Como se dá o processo pedagógico da Capoeira Angola, a transmissão desse saber que tanto trabalha com a oralidade e a música?
Cada educador tem sua pedagogia e sua didática. Eu tenho uma forma diferente, o mestre de outro capoeira tem a sua forma de repassar o saber. Uma das nossas maiores referências, Vicente Ferreira de Pastinha, o Mestre Pastinha, dizia que cada um é cada um. O capoeirista precisa aproveitar os seus gestos livres, a sua própria forma para conduzir o seu trabalho. A capoeira é uma ferramenta de autodescoberta das potencialidades dos indivíduos. Nela você descobre líderes, descobre a forma de atuar de cada um. Como lidamos com seres humanos e com valores diferentes, em uma determinada aula um único mestre ou professor vai ter que usar mais de uma pedagogia para poder mexer com aquele indivíduo. Um aluno pode ter um olhar maior por uma história, outro pela música, outro pelos movimentos. Mas é importante frisar que a capoeira é tudo isso. Onde a capoeira toca o aluno mais forte é que vamos mostrar a importância de toda a nossa filosofia. A capoeira é uma arte, é uma cultura, é uma filosofia de vida, é uma forma única de caminhar. O capoeirista não joga capoeira só quando o berimbau toca. No momento em que ele deita e levanta, já está praticando capoeira. É uma forma de ver o mundo diferente. A capoeira angola traz essa filosofia, como possibilidade de mudança para uma sociedade melhor. Eu vejo a capoeira como um Quilombo, porque ela reúne pessoas com único ideal, construído lá atrás, há mais de 400 anos: a capoeira como forma de agregar os indivíduos em uma luta de libertação. Que libertação é essa? A libertação consigo mesmo, em prol da sociedade. A luta é contra quem? A luta hoje não é rabo de arraia, rasteira e cabeçada. A luta hoje é contra o sistema. A gente precisa buscar valores que são de fundamental importância para um mundo melhor.

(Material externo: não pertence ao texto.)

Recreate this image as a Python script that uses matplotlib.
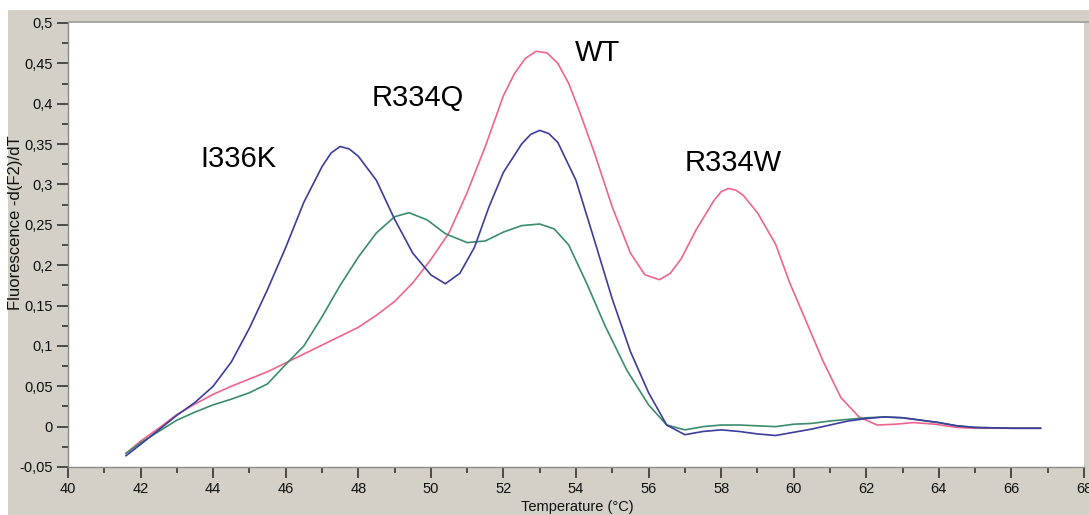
import matplotlib
matplotlib.use("Agg")
import matplotlib.pyplot as plt
from matplotlib.ticker import MultipleLocator, FuncFormatter
from matplotlib.patches import Rectangle

# ---------------- data ----------------
t_i336k = [41.6, 42.0, 42.5, 43.0, 43.5, 44.0, 44.5, 45.0, 45.5, 46.0, 46.5, 47.0,
           47.25, 47.5, 47.75, 48.0, 48.5, 49.0, 49.5, 50.0, 50.4, 50.8, 51.2, 51.6,
           52.0, 52.5, 52.75, 53.0, 53.25, 53.5, 54.0, 54.5, 55.0, 55.5, 56.0, 56.5,
           57.0, 57.5, 58.0, 58.5, 59.0, 59.5, 60.0, 60.5, 61.0, 61.5, 62.0, 62.5,
           63.0, 63.5, 64.0, 64.5, 65.0, 66.0, 66.8]
v_i336k = [-0.036, -0.022, -0.004, 0.014, 0.030, 0.050, 0.080, 0.122, 0.170, 0.222,
           0.278, 0.322, 0.339, 0.347, 0.344, 0.335, 0.305, 0.257, 0.215, 0.188,
           0.177, 0.190, 0.222, 0.272, 0.315, 0.350, 0.362, 0.367, 0.363, 0.352,
           0.305, 0.232, 0.158, 0.093, 0.042, 0.002, -0.010, -0.006, -0.004, -0.006,
           -0.009, -0.011, -0.007, -0.003, 0.002, 0.007, 0.010, 0.012, 0.011, 0.008,
           0.005, 0.001, -0.001, -0.002, -0.002]

t_wt = [41.6, 42.0, 42.5, 43.0, 43.5, 44.0, 44.5, 45.0, 45.5, 46.0, 46.5, 47.0, 47.5,
        48.0, 48.5, 49.0, 49.5, 50.0, 50.5, 51.0, 51.5, 52.0, 52.3, 52.6, 52.9, 53.2,
        53.5, 53.8, 54.1, 54.5, 55.0, 55.5, 55.9, 56.3, 56.6, 56.9, 57.3, 57.8, 58.0,
        58.2, 58.4, 58.6, 59.0, 59.5, 59.9, 60.3, 60.8, 61.3, 61.8, 62.3, 62.8, 63.3,
        63.9, 64.5, 65.0, 66.0, 66.8]
v_wt = [-0.033, -0.018, -0.002, 0.015, 0.028, 0.040, 0.050, 0.059, 0.068, 0.079,
        0.090, 0.101, 0.112, 0.123, 0.138, 0.155, 0.178, 0.207, 0.240, 0.290, 0.347,
        0.410, 0.437, 0.456, 0.465, 0.463, 0.450, 0.425, 0.390, 0.340, 0.272, 0.215,
        0.188, 0.182, 0.190, 0.208, 0.243, 0.280, 0.291, 0.295, 0.293, 0.287, 0.265,
        0.226, 0.177, 0.135, 0.082, 0.036, 0.012, 0.002, 0.003, 0.005, 0.003, -0.001,
        -0.002, -0.002, -0.002]

t_r334q = [41.6, 42.0, 42.5, 43.0, 43.5, 44.0, 44.5, 45.0, 45.5, 46.0, 46.5, 47.0,
           47.5, 48.0, 48.5, 49.0, 49.4, 49.9, 50.4, 51.0, 51.5, 52.0, 52.5, 53.0,
           53.4, 53.8, 54.3, 54.8, 55.4, 56.0, 56.5, 57.0, 57.5, 58.0, 58.5, 59.0,
           59.5, 60.0, 60.5, 61.0, 61.5, 62.0, 62.5, 63.0, 63.5, 64.0, 64.5, 65.0,
           66.0, 66.8]
v_r334q = [-0.033, -0.020, -0.006, 0.008, 0.018, 0.027, 0.034, 0.042, 0.053, 0.077,
           0.100, 0.136, 0.175, 0.210, 0.240, 0.260, 0.265, 0.256, 0.239, 0.228,
           0.230, 0.241, 0.249, 0.251, 0.245, 0.225, 0.177, 0.125, 0.070, 0.027,
           0.002, -0.004, 0.000, 0.002, 0.002, 0.001, 0.000, 0.003, 0.004, 0.007,
           0.009, 0.011, 0.012, 0.011, 0.008, 0.005, 0.001, -0.001, -0.002, -0.002]

labels = ["I336K", "R334Q", "WT", "R334W"]
label_x = [44.69, 49.63, 54.59, 58.34]
label_y = [0.332, 0.407, 0.463, 0.327]

x_title = "Temperature (°C)"
y_title = "Fluorescence -d(F2)/dT"

# ---------------- figure ----------------
W, H = 1089, 515
fig = plt.figure(figsize=(W / 100, H / 100), dpi=100)
fig.patch.set_facecolor("#d4d0c8")
# white margin strips at the top and left
fig.add_artist(Rectangle((0, 1 - 10 / H), 1, 10 / H, transform=fig.transFigure,
                         facecolor="white", edgecolor="none", zorder=-2))
fig.add_artist(Rectangle((0, 0), 8 / W, 1, transform=fig.transFigure,
                         facecolor="white", edgecolor="none", zorder=-2))
# top gray border line above the plot area
fig.add_artist(Rectangle((68 / W, 1 - 23 / H), 1, 2 / H, transform=fig.transFigure,
                         facecolor="#a8a6a0", edgecolor="none", zorder=-1))

ax = fig.add_axes([68 / W, (H - 467) / H, (1084 - 68) / W, (467 - 23) / H])
ax.set_facecolor("white")

ax.plot(t_wt, v_wt, color="#f0648c", lw=1.2)
ax.plot(t_r334q, v_r334q, color="#3a8c6c", lw=1.2)
ax.plot(t_i336k, v_i336k, color="#3c3c9c", lw=1.2)

for s, x, y in zip(labels, label_x, label_y):
    ax.text(x, y, s, fontsize=21, family="Liberation Sans", ha="center", va="center",
            color="black")

ax.set_xlim(40, 68)
ax.set_ylim(-0.05, 0.5)

ax.xaxis.set_major_locator(MultipleLocator(2))
ax.xaxis.set_minor_locator(MultipleLocator(1))
ax.yaxis.set_major_locator(MultipleLocator(0.05))
ax.yaxis.set_minor_locator(MultipleLocator(0.025))


def comma(v, pos):
    s = "{:g}".format(round(v, 3))
    return s.replace(".", ",")


ax.yaxis.set_major_formatter(FuncFormatter(comma))
ax.xaxis.set_major_formatter(FuncFormatter(lambda v, p: "{:g}".format(v)))

for side in ("top", "right"):
    ax.spines[side].set_visible(False)
ax.spines["left"].set_color("#8a8a8a")
ax.spines["bottom"].set_color("#8a8a8a")
ax.spines["left"].set_linewidth(1.0)
ax.spines["bottom"].set_linewidth(1.0)

ax.tick_params(axis="both", which="major", length=8, width=1.2, color="#333333",
               labelsize=10.5, labelcolor="#111111", pad=3)
ax.tick_params(axis="both", which="minor", length=4, width=1.2, color="#333333")
for lab in ax.get_xticklabels() + ax.get_yticklabels():
    lab.set_family("Liberation Sans")

fig.text(577 / W, 1 - 507 / H, x_title, ha="center", va="center", fontsize=10.5,
         family=["Liberation Sans Narrow", "Liberation Sans"], color="#111111")
fig.text(16 / W, 1 - 223 / H, y_title, ha="center", va="center", rotation=90,
         fontsize=12, family="Liberation Sans", color="#111111")

fig.savefig("out.png", dpi=100, facecolor=fig.get_facecolor())
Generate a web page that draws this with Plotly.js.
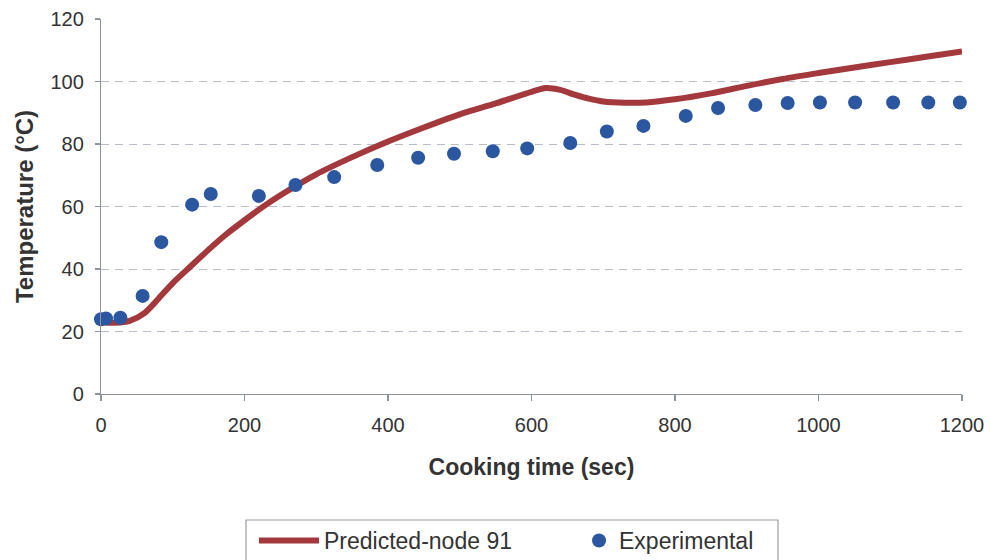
<!DOCTYPE html>
<html>
<head>
<meta charset="utf-8">
<script src="https://cdn.plot.ly/plotly-3.0.1.min.js"></script>
<style>
  html, body { margin: 0; padding: 0; background: #ffffff; }
  #chart { width: 990px; height: 560px; }
</style>
</head>
<body>
<div id="chart"></div>
<script>
// Predicted temperature at node 91 (model output)
const predTime = [0, 20, 40, 60, 80, 100, 120, 150, 175, 200, 225, 250, 300, 350, 400, 450, 500, 550,
                  600, 620, 640, 660, 680, 700, 730, 760, 800, 850, 900, 950, 1000, 1050, 1100, 1150, 1200];
const predTemp = [23, 22.8, 23.4, 25.8, 30.5, 35.5, 39.8, 46.2, 51.2, 55.6, 59.8, 63.6, 70.3, 75.8, 80.8, 85.3, 89.5, 93,
                  96.7, 97.9, 97.3, 95.8, 94.5, 93.6, 93.2, 93.3, 94.3, 96.2, 98.6, 100.8, 102.7, 104.5, 106.2, 107.9, 109.6];

// Measured temperatures
const expTime = [0, 7, 27, 58, 84, 127, 153, 220, 271, 325, 385, 442, 492, 546, 594, 654,
                 705, 756, 815, 860, 912, 957, 1002, 1051, 1104, 1153, 1197];
const expTemp = [23.9, 24.2, 24.4, 31.4, 48.6, 60.6, 64.0, 63.4, 66.9, 69.4, 73.3, 75.6, 76.9, 77.7, 78.6, 80.3,
                 84.0, 85.8, 89.0, 91.5, 92.5, 93.1, 93.3, 93.3, 93.3, 93.3, 93.3];

const xTicks = [0, 200, 400, 600, 800, 1000, 1200];
const yTicks = [0, 20, 40, 60, 80, 100, 120];

const textColor = '#333333';
const axisColor = '#8d929c';
const legendFont = { size: 23, color: textColor };

const traces = [
  {
    x: predTime, y: predTemp, name: 'Predicted-node 91', legend: 'legend',
    type: 'scatter', mode: 'lines', cliponaxis: false,
    line: { color: '#a3393c', width: 6, shape: 'spline', smoothing: 0.8 }
  },
  {
    x: expTime, y: expTemp, name: 'Experimental', legend: 'legend2',
    type: 'scatter', mode: 'markers', cliponaxis: false,
    marker: { color: '#2b56a0', size: 14 }
  }
];

const layout = {
  width: 990, height: 560,
  margin: { l: 101, r: 28, t: 19, b: 166, autoexpand: false },
  paper_bgcolor: '#ffffff', plot_bgcolor: '#ffffff',
  font: { family: 'Liberation Sans, Arial, sans-serif', color: textColor },
  showlegend: true,
  legend: {
    orientation: 'h', x: 0.1777, xanchor: 'left', y: -0.3333, yanchor: 'top',
    bgcolor: 'rgba(0,0,0,0)', borderwidth: 0, font: legendFont, itemwidth: 60
  },
  legend2: {
    orientation: 'h', x: 0.5552, xanchor: 'left', y: -0.3333, yanchor: 'top',
    bgcolor: 'rgba(0,0,0,0)', borderwidth: 0, font: legendFont, itemwidth: 30
  },
  // frame around the two legend entries
  shapes: [{
    type: 'rect', xref: 'paper', yref: 'paper',
    x0: 0.1684, x1: 0.7863, y0: -0.6, y1: -0.336,
    line: { color: '#9a9ea6', width: 1.2 }, fillcolor: 'rgba(0,0,0,0)', layer: 'below'
  }],
  xaxis: {
    range: [0, 1200], tickvals: xTicks, ticktext: xTicks.map(String),
    showgrid: false, zeroline: false,
    showline: true, linecolor: axisColor, linewidth: 1.2,
    ticks: 'outside', ticklen: 6, tickcolor: axisColor, tickwidth: 1.2,
    ticklabelstandoff: 7,
    tickfont: { size: 20, color: textColor },
    title: { text: '<b>Cooking time (sec)</b>', font: { size: 23, color: textColor }, standoff: 23 }
  },
  yaxis: {
    range: [0, 120], tickvals: yTicks, ticktext: yTicks.map(String),
    showgrid: true, gridcolor: '#b9bdc7', gridwidth: 1, griddash: '8px,6px',
    zeroline: false,
    showline: true, linecolor: axisColor, linewidth: 1.2,
    ticks: 'outside', ticklen: 5, tickcolor: axisColor, tickwidth: 1.2,
    ticklabelstandoff: 7,
    tickfont: { size: 20, color: textColor },
    title: { text: '<b>Temperature (°C)</b>', font: { size: 24, color: textColor }, standoff: 10 }
  }
};

Plotly.newPlot('chart', traces, layout, { displayModeBar: false, staticPlot: true });
</script>
</body>
</html>
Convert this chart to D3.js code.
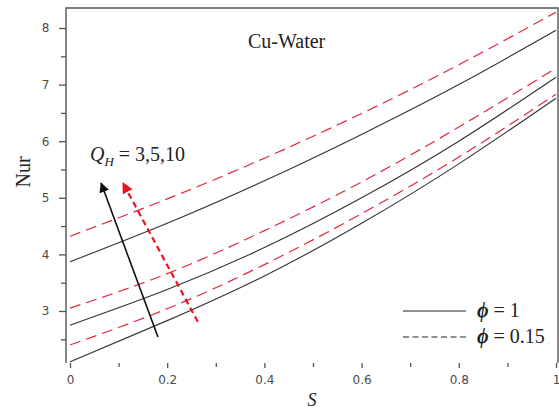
<!DOCTYPE html>
<html><head><meta charset="utf-8">
<script src="https://cdn.jsdelivr.net/npm/d3@7"></script>
<style>body{margin:0;background:#fff}svg{display:block}</style>
</head><body>
<svg id="c" width="559" height="410"></svg>
<script>
const sValues = [0, 0.2, 0.4, 0.6, 0.8, 1];
const solidQH3 = [2.10, 2.83, 3.62, 4.55, 5.60, 6.76];
const solidQH5 = [2.75, 3.38, 4.12, 5.00, 6.00, 7.13];
const solidQH10 = [3.87, 4.55, 5.30, 6.12, 7.00, 7.96];
const dashQH3 = [2.40, 3.04, 3.82, 4.72, 5.72, 6.83];
const dashQH5 = [3.05, 3.66, 4.42, 5.28, 6.25, 7.29];
const dashQH10 = [4.32, 4.98, 5.70, 6.49, 7.35, 8.28];
const xTicks = [0, 0.2, 0.4, 0.6, 0.8, 1];
const xMinor = [0.1, 0.3, 0.5, 0.7, 0.9];
const yTicks = [3, 4, 5, 6, 7, 8];
const yMinor = [2.5, 3.5, 4.5, 5.5, 6.5, 7.5];
const arrowSolid = [[0.181, 2.54], [0.064, 5.26]];
const arrowDash = [[0.263, 2.81], [0.109, 5.26]];

const svg = d3.select("#c");
const x = d3.scaleLinear().domain([0, 1]).range([70, 556]);
const y = d3.scaleLinear().domain([3, 8]).range([311, 28]);
const L = 66, R = 558, T = 8, B = 363;
const axisCol = "#555";

// frame
svg.append("path").attr("d", `M${L},${B}V${T}H${R}V${B}`).attr("fill","none").attr("stroke",axisCol).attr("stroke-width",1.4);

const defs = svg.append("defs");
defs.append("marker").attr("id","ahB").attr("viewBox","0 0 10 10").attr("refX",9).attr("refY",5)
  .attr("markerWidth",10).attr("markerHeight",10).attr("markerUnits","userSpaceOnUse").attr("orient","auto")
  .append("path").attr("d","M0,0L10,5L0,10Z").attr("fill","#111");
defs.append("marker").attr("id","ahR").attr("viewBox","0 0 10 10").attr("refX",9).attr("refY",5)
  .attr("markerWidth",11).attr("markerHeight",11).attr("markerUnits","userSpaceOnUse").attr("orient","auto")
  .append("path").attr("d","M0,0L10,5L0,10Z").attr("fill","#e8141e");

// axes
const fmt = d => d === 0 ? "0" : (d === 1 ? "1" : d3.format(".1f")(d));
const gx = svg.append("g").attr("transform",`translate(0,${B})`)
  .call(d3.axisBottom(x).tickValues(xTicks).tickFormat(fmt).tickSize(5).tickSizeOuter(0));
const gxm = svg.append("g").attr("transform",`translate(0,${B})`)
  .call(d3.axisBottom(x).tickValues(xMinor).tickFormat("").tickSize(4).tickSizeOuter(0));
const gy = svg.append("g").attr("transform",`translate(${L},0)`)
  .call(d3.axisLeft(y).tickValues(yTicks).tickFormat(d3.format("d")).tickSize(7).tickSizeOuter(0));
const gym = svg.append("g").attr("transform",`translate(${L},0)`)
  .call(d3.axisLeft(y).tickValues(yMinor).tickFormat("").tickSize(5).tickSizeOuter(0));
[gx,gxm,gy,gym].forEach(g=>{
  g.select(".domain").remove();
  g.selectAll("line").attr("stroke",axisCol).attr("stroke-width",1.3);
  g.selectAll("text").attr("fill","#4a4a4a").style("font-family","'DejaVu Sans', Verdana, sans-serif").style("font-size","12px");
});
gx.selectAll("text").attr("dy","1.05em");
gy.selectAll("text").attr("dx","-0.55em");

// curves
const line = d3.line().x(d=>x(d[0])).y(d=>y(d[1])).curve(d3.curveNatural);
const solids = [solidQH3, solidQH5, solidQH10];
const dashes = [dashQH3, dashQH5, dashQH10];
solids.forEach(v=>{
  svg.append("path").datum(sValues.map((s,i)=>[s,v[i]])).attr("d",line)
    .attr("fill","none").attr("stroke","#333").attr("stroke-width",1.1);
});
dashes.forEach(v=>{
  svg.append("path").datum(sValues.map((s,i)=>[s,v[i]])).attr("d",line)
    .attr("fill","none").attr("stroke","#e3263f").attr("stroke-width",1.2).attr("stroke-dasharray","11,6");
});

// arrows
svg.append("line").attr("x1",x(arrowSolid[0][0])).attr("y1",y(arrowSolid[0][1]))
  .attr("x2",x(arrowSolid[1][0])).attr("y2",y(arrowSolid[1][1]))
  .attr("stroke","#111").attr("stroke-width",1.6).attr("marker-end","url(#ahB)");
svg.append("line").attr("x1",x(arrowDash[0][0])).attr("y1",y(arrowDash[0][1]))
  .attr("x2",x(arrowDash[1][0])).attr("y2",y(arrowDash[1][1]))
  .attr("stroke","#e8141e").attr("stroke-width",2.2).attr("stroke-dasharray","6,4").attr("marker-end","url(#ahR)");

// texts
const serif = "'Liberation Serif', 'Times New Roman', serif";
svg.append("text").attr("x",248).attr("y",48).text("Cu-Water")
  .style("font-family",serif).style("font-size","20px").attr("fill","#222");
const q = svg.append("text").attr("x",90).attr("y",161).style("font-family",serif).style("font-size","20px").attr("fill","#222");
q.append("tspan").text("Q").style("font-style","italic");
q.append("tspan").text("H").style("font-style","italic").style("font-size","13px").attr("dy",5);
q.append("tspan").text(" = 3,5,10").attr("dy",-5);

svg.append("text").attr("transform","translate(30,172) rotate(-90)").attr("text-anchor","middle")
  .text("Nur").style("font-family",serif).style("font-size","20px").attr("fill","#222");
svg.append("text").attr("x",312).attr("y",406).attr("text-anchor","middle").text("S")
  .style("font-family",serif).style("font-style","italic").style("font-size","18px").attr("fill","#222");

// legend
svg.append("line").attr("x1",403).attr("x2",466).attr("y1",311).attr("y2",311).attr("stroke","#222").attr("stroke-width",1.2);
svg.append("line").attr("x1",403).attr("x2",469).attr("y1",337).attr("y2",337).attr("stroke","#222").attr("stroke-width",1.2).attr("stroke-dasharray","6,3.5");
const leg = [["1",317],["0.15",343]];
leg.forEach(([v,yy])=>{
  const t = svg.append("text").attr("x",477).attr("y",yy).style("font-family",serif).style("font-size","20px").attr("fill","#222");
  t.append("tspan").text("ϕ").style("font-weight","bold").style("font-style","italic");
  t.append("tspan").text(" = "+v);
});
</script>
</body></html>
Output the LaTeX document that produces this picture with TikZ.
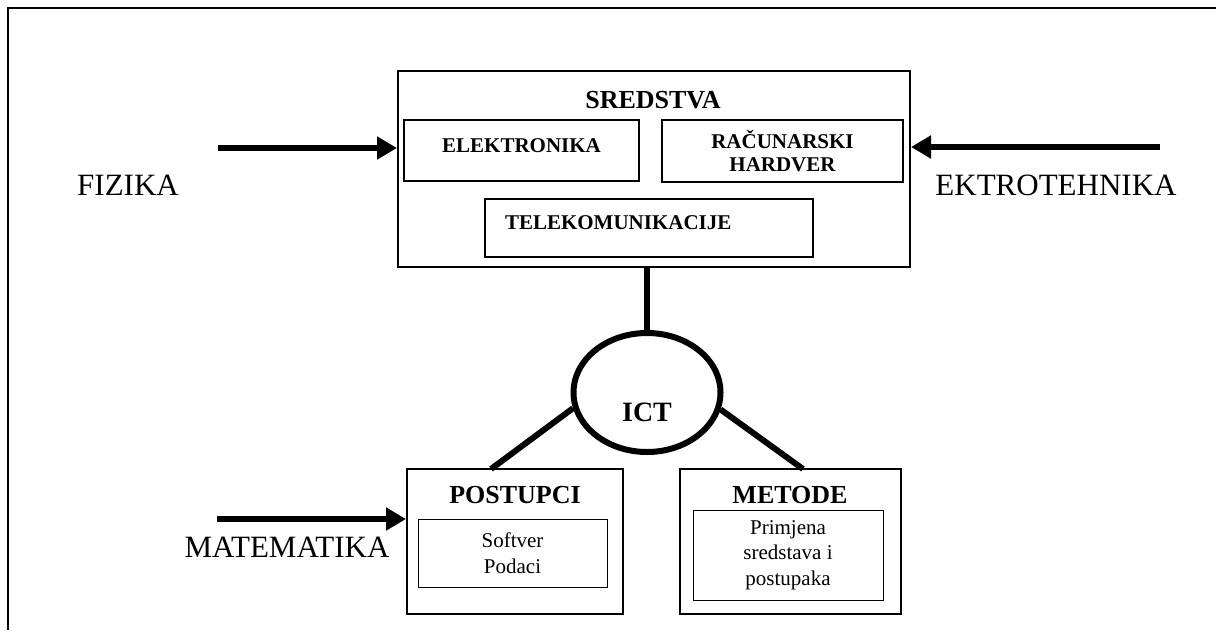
\documentclass[tikz,border=0pt]{standalone}
\usepackage{fontspec}
\setmainfont{Liberation Serif}
\usetikzlibrary{arrows.meta,shapes.geometric}
\tikzstyle{groupbox} = [rectangle, draw, line width=2pt, inner sep=0pt]
\tikzstyle{partbox} = [rectangle, draw, line width=2pt, inner sep=0pt, font=\fontsize{21}{23}\selectfont\bfseries, align=center]
\tikzstyle{detailbox} = [rectangle, draw, line width=1pt, inner sep=0pt, font=\fontsize{21}{25.5}\selectfont, align=center]
\tikzstyle{heading} = [inner sep=0pt, font=\fontsize{26}{30}\selectfont\bfseries]
\tikzstyle{science} = [inner sep=0pt, font=\fontsize{31}{36}\selectfont]
\tikzstyle{connector} = [line width=6pt, -{Triangle[length=20pt,width=22pt]}]
\tikzstyle{link} = [line width=6pt]

\begin{document}
\begin{tikzpicture}[x=1pt, y=-1pt]
        \useasboundingbox (0,0) rectangle (1216,630);
        % frame
        \draw [line width=2.5pt] (1216,8) -- (8,8) -- (8,630);
        % resources
        \node (sredstva) [groupbox, minimum width=512, minimum height=196] at (654,169) {};
        \node (sredstva-title) [heading] at (653,100) {SREDSTVA};
        \node (elektronika) [partbox, minimum width=235, minimum height=61, text depth=10pt] at (521.5,150.5) {ELEKTRONIKA};
        \node (hardver) [partbox, minimum width=241, minimum height=62] at (782.5,151) {RAČUNARSKI\\HARDVER};
        \node (telekom) [partbox, minimum height=58, text width=288, inner xsep=20pt, align=left, text depth=10pt] at (649,228) {TELEKOMUNIKACIJE};
        % ICT
        \node (ict) [ellipse, draw, line width=6pt, minimum width=147, minimum height=119, inner sep=0pt, font=\fontsize{28}{32}\selectfont\bfseries, text height=59pt] at (647,392.5) {ICT};
        % procedures and methods
        \node (postupci) [groupbox, minimum width=216, minimum height=145] at (515,541.5) {};
        \node (postupci-title) [heading] at (515,495) {POSTUPCI};
        \node (softver) [detailbox, minimum width=189, minimum height=68] at (512.5,553) {Softver\\Podaci};
        \node (metode) [groupbox, minimum width=221, minimum height=145] at (790.5,541.5) {};
        \node (metode-title) [heading] at (790,495) {METODE};
        \node (primjena) [detailbox, minimum width=190, minimum height=90] at (788,555) {Primjena\\sredstava i\\postupaka};
        % sciences
        \node (fizika) [science] at (128,185) {FIZIKA};
        \node (ektro) [science] at (1056,185) {EKTROTEHNIKA};
        \node (matematika) [science] at (287,547) {MATEMATIKA};
        \coordinate (fizika-in) at (218,148);
        \coordinate (ektro-in) at (1160,147);
        \coordinate (matematika-in) at (217,519);
        \coordinate (postupci-in) at (491,469);
        \coordinate (metode-in) at (803,469);
        \draw [connector] (fizika-in) -- (fizika-in -| sredstva.west);
        \draw [connector] (ektro-in) -- (ektro-in -| sredstva.east);
        \draw [connector] (matematika-in) -- (matematika-in -| postupci.west);
        \draw [link] (ict.north) -- (ict.north |- sredstva.south);
        \draw [link] (ict.192) -- (postupci-in);
        \draw [link] (ict.-13) -- (metode-in);
    \end{tikzpicture}
\end{document}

A Capoeira Angola, como manifestação tradicional, tem seu próprio universo e expressões. O que é a tão falada mandinga?
Mandinga é o que estamos fazendo agora. Mandinga é o fato de você dialogar com o outro, perceber a subjetividade daquilo que está sendo dialogado. A mandinga é estar posicionado, olhando no olhar do outro, e percebendo o que acontece lá, o que acontece aqui. É estar atento a tudo que está acontecendo. Isso é ser mandingueiro. Não é ser sabido, tirar proveito, mas é estar mais esperto, mais aguçado com o que acontece no mundo.